• **STATED GOAL**
The lines from the top of the material below through the line containing "time_h = [0, 1, 2, 3, 4, 5, 6, 7, 8]" are to be printed exactly, with pictures omitted.

• **GIVEN MATERIAL**
____
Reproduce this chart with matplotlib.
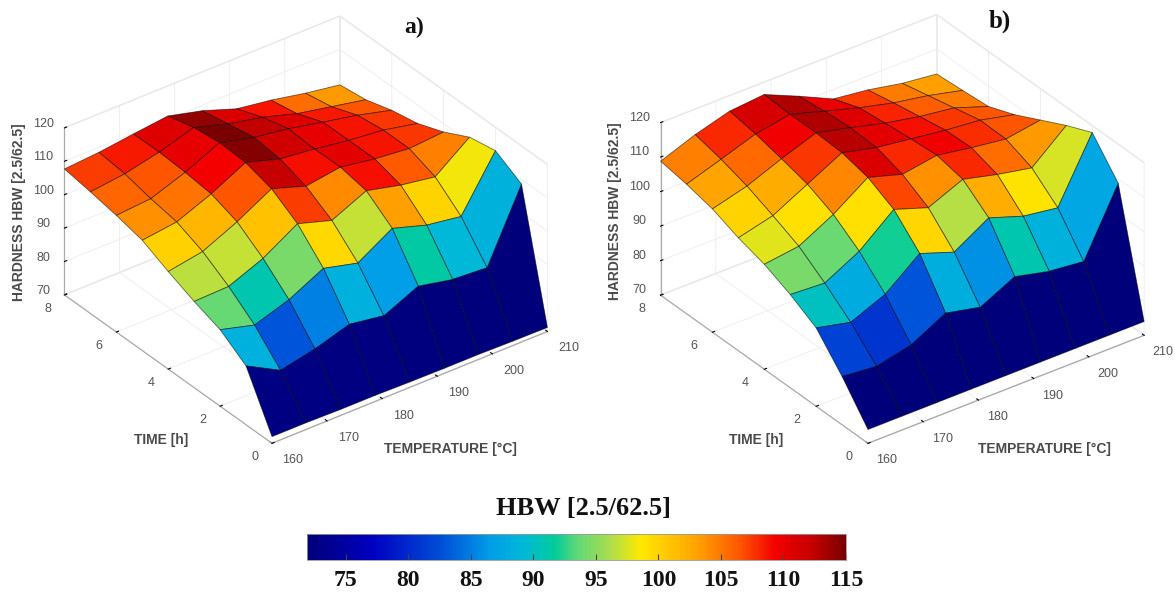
# hardness surfaces, two panels and one shared colorbar
import matplotlib
matplotlib.use("Agg")
import matplotlib.pyplot as plt
from matplotlib import cm
from matplotlib.colors import LinearSegmentedColormap, Normalize
from mpl_toolkits.mplot3d import proj3d
import numpy as np

temperature = [160, 166.25, 172.5, 178.75, 185, 191.25, 197.5, 203.75, 210]
time_h = [0, 1, 2, 3, 4, 5, 6, 7, 8]

# rows are time, columns are temperature
hardness_a = [
    [72, 72, 71.8, 71.8, 71.6, 71.5, 71.5, 71.3, 71.2],
    [87.6, 82.1, 84.3, 87.5, 85.9, 90.6, 88.4, 87.7, 108.6],
    [92.9, 90.1, 93.5, 98.7, 96.1, 102.3, 99.1, 97.5, 113],
    [95.8, 96.1, 100.3, 106.5, 103.3, 108, 105.5, 103.8, 111.5],
    [99.2, 101, 105.7, 111.4, 108, 109.5, 107.8, 106.7, 107.5],
    [103, 104.3, 108.5, 113.7, 110.6, 109.4, 107.8, 106.7, 104.5],
    [104.9, 105.7, 109.4, 114.1, 111.5, 109.9, 107.7, 105.6, 102.9],
    [106.4, 107.6, 109.9, 113.1, 110, 107.8, 104.7, 102.6, 100.5],
    [107.7, 108.5, 109.8, 111, 108.4, 104.8, 103.2, 101.1, 99.4],
]
hardness_b = [
    [74, 74, 74, 74, 74, 74, 74, 74, 74],
    [84, 83, 85.3, 90.6, 88.4, 93.4, 91, 89.9, 108.7],
    [92.7, 90.4, 94.6, 102.5, 99, 105, 101.6, 100.1, 118],
    [97, 96.4, 101.7, 109.9, 106.5, 110.8, 108.3, 106.3, 114.7],
    [100.4, 101.7, 107, 113.8, 110.8, 112.4, 110.7, 109.3, 110.9],
    [102.7, 105.2, 110.4, 115.6, 113.2, 111.8, 110.4, 109.4, 107.1],
    [105.7, 108.4, 112.4, 116, 113.6, 111, 109, 107.6, 104.1],
    [107.5, 110.8, 114.2, 116, 113, 110.1, 107.6, 105.8, 103.4],
    [108.8, 112.6, 115.5, 116.4, 112, 107.3, 106, 104, 102.8],
]

temp_ticks = [160, 170, 180, 190, 200, 210]
time_ticks = [0, 2, 4, 6, 8]
hbw_ticks = [70, 80, 90, 100, 110, 120]
cbar_ticks = [75, 80, 85, 90, 95, 100, 105, 110, 115]
cbar_range = [71.9, 115]

# the printed jet is duller than the stock one, colours taken from the colorbar
jet_stops = [(0.0, "#00007a"), (0.12, "#0000c0"), (0.25, "#0050d8"), (0.34, "#009ee8"),
             (0.40, "#00b8d8"), (0.46, "#00cc9a"), (0.50, "#5fd878"), (0.56, "#a8dd50"),
             (0.62, "#ffe800"), (0.72, "#ffa500"), (0.80, "#ff5a00"), (0.87, "#f40000"),
             (0.94, "#c40000"), (1.0, "#7a0000")]
print_jet = LinearSegmentedColormap.from_list("print_jet", jet_stops)

W, H = 1175, 594
SANS = "Liberation Sans"
SERIF = "Liberation Serif"
GRAY = "#555555"

fig = plt.figure(figsize=(W / 100, H / 100), dpi=100)


def surface(rect, data, elev, azim, aspect):
    ax = fig.add_axes(rect, projection="3d")
    ax.set_proj_type("ortho")
    ax.view_init(elev=elev, azim=azim)
    ax.set_box_aspect(aspect)
    ax.patch.set_alpha(0)

    X, Y = np.meshgrid(temperature, time_h)
    Z = np.array(data)
    colors = print_jet(Normalize(Z.min(), Z.max())(Z))
    ax.plot_surface(X, Y, Z, facecolors=colors, rstride=1, cstride=1, shade=False,
                    edgecolor=(0, 0, 0, 0.55), linewidth=0.6, antialiased=True)

    ax.set_xlim(160, 210, view_margin=0)
    ax.set_ylim(0, 8, view_margin=0)
    ax.set_zlim(70, 120, view_margin=0)
    ax.set_xticks(temp_ticks)
    ax.set_yticks(time_ticks)
    ax.set_zticks(hbw_ticks)
    ax.set_xticklabels([])
    ax.set_yticklabels([])
    ax.set_zticklabels([])
    for axis in (ax.xaxis, ax.yaxis, ax.zaxis):
        axis.set_pane_color((1, 1, 1, 1))
        axis.pane.set_edgecolor("#e4e4e4")
        axis.line.set_color("#aaaaaa")
        axis.line.set_linewidth(0.9)
        axis._axinfo["grid"].update(color="#ececec", linewidth=0.6)
        axis._axinfo["tick"].update(color="#999999", inward_factor=0.0, outward_factor=0.1)
    return ax


def to_px(ax, x, y, z):
    px, py, _ = proj3d.proj_transform(x, y, z, ax.get_proj())
    return ax.transData.transform((px, py))


def fit(ax, front, right):
    # move and scale the axes so two floor corners land on these pixels
    fig.canvas.draw()
    p0 = to_px(ax, 160, 0, 70)
    p1 = to_px(ax, 210, 0, 70)
    t0 = np.array([front[0], H - front[1]], dtype=float)
    t1 = np.array([right[0], H - right[1]], dtype=float)
    s = np.linalg.norm(t1 - t0) / np.linalg.norm(p1 - p0)
    pos = ax.get_position()
    ll = np.array([pos.x0 * W, pos.y0 * H])
    new_ll = t0 - (p0 - ll) * s
    ax.set_position([new_ll[0] / W, new_ll[1] / H, pos.width * s, pos.height * s])
    fig.canvas.draw()


def tick_text(ax, pos, off, s):
    # text at a projected tick position, off is in pixels, y down
    fig.text((pos[0] + off[0]) / W, (pos[1] - off[1]) / H, s, ha="center", va="center",
             family=SANS, fontsize=9, color=GRAY)


def tick_labels(ax, xoff, yoff, zoff):
    for t in temp_ticks:
        tick_text(ax, to_px(ax, t, 0, 70), xoff, str(t))
    for t in time_ticks:
        tick_text(ax, to_px(ax, 160, t, 70), yoff, str(t))
    for t in hbw_ticks:
        tick_text(ax, to_px(ax, 160, 8, t), zoff, str(t))


ax_a = surface([0.02, 0.1, 0.4, 0.4 * W / H], hardness_a, 32.6, -127, (1, 1, 0.575))
ax_b = surface([0.52, 0.1, 0.4, 0.4 * W / H], hardness_b, 31.9, -126.5, (1, 1.015, 0.592))
fit(ax_a, (272, 443.3), (547.5, 331.7))
fit(ax_b, (868, 443.3), (1144, 335))
tick_labels(ax_a, (21, 17), (-17, 14), (-21, -4))
tick_labels(ax_b, (19, 17), (-19, 14), (-21, -5))


def label(x, y, s, **kw):
    fig.text(x / W, 1 - y / H, s, ha="center", va="center", **kw)


axis_label = dict(family=SANS, weight="bold", fontsize=10, color="#4a4a4a")
label(161, 440, "TIME [h]", **axis_label)
label(756, 440, "TIME [h]", **axis_label)
label(19, 212, "HARDNESS HBW [2.5/62.5]", rotation=90, **axis_label)
label(615, 211, "HARDNESS HBW [2.5/62.5]", rotation=90, **axis_label)
label(450, 449, "TEMPERATURE [°C]", **axis_label)
label(1044, 449, "TEMPERATURE [°C]", **axis_label)
label(414, 27, "a)", family=SERIF, weight="bold", fontsize=17, color="#111111")
label(1000, 21, "b)", family=SERIF, weight="bold", fontsize=18, color="#111111")
label(583, 509, "HBW [2.5/62.5]", family=SERIF, weight="bold", fontsize=19, color="#111111")

cax = fig.add_axes([307 / W, 1 - 560 / H, (846 - 307) / W, 26 / H])
sm = cm.ScalarMappable(norm=Normalize(*cbar_range), cmap=print_jet)
cb = fig.colorbar(sm, cax=cax, orientation="horizontal")
cb.set_ticks(cbar_ticks)
cb.ax.tick_params(direction="in", length=4, width=0.8, color="#444444", pad=7, labelsize=17)
cb.outline.set_edgecolor("#999999")
cb.outline.set_linewidth(0.6)
for lab in cb.ax.get_xticklabels():
    lab.set_fontfamily(SERIF)
    lab.set_fontweight("bold")
    lab.set_color("#111111")

fig.savefig("out.png", dpi=100)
____
• **EXERCISE RESPONSE**
Reproduce this chart with matplotlib.
# hardness surfaces, two panels and one shared colorbar
import matplotlib
matplotlib.use("Agg")
import matplotlib.pyplot as plt
from matplotlib import cm
from matplotlib.colors import LinearSegmentedColormap, Normalize
from mpl_toolkits.mplot3d import proj3d
import numpy as np

temperature = [160, 166.25, 172.5, 178.75, 185, 191.25, 197.5, 203.75, 210]
time_h = [0, 1, 2, 3, 4, 5, 6, 7, 8]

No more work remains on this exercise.